Final Thoughts on Seller Financing Risk Management

Seller financing can be a powerful tool for getting your deal across the finish line, but it should never be treated like a casual IOU. When you take the time to properly vet buyers, put clear, practical terms in writing, and secure the note with real collateral and solid legal paperwork, you move away from simply hoping they’ll pay and toward a grounded, common-sense approach to reducing risk in seller financing deals.

FAQs

What are the most effective seller financing strategies?

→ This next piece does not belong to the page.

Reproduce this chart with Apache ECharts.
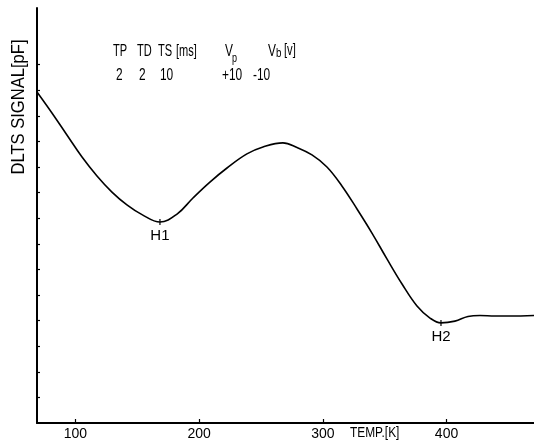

  • Thoroughly qualifying buyers before agreeing to the sale with them
  • Clear terms that cover interest rates, payment schedules, strong collateral, and personal guarantees
  • Substantial down payment
  • Post-closing monitoring

How can I effectively reduce seller financing risks?

You can reduce the risks of seller financing by tightening both who you finance and how the deal is structured. Focus on strong collateral and guarantees, realistic terms, meaningful buyer equity, and clear default remedies so you’re not relying on trust alone but on enforceable protections built into the agreement.

What alternatives exist to seller financing?

Choose traditional methods such as traditional loans, leveraged buyouts, and asset based lending. Some methods aren’t an outright sale, but can eventually lead to an exit. Explore partnerships and lease options.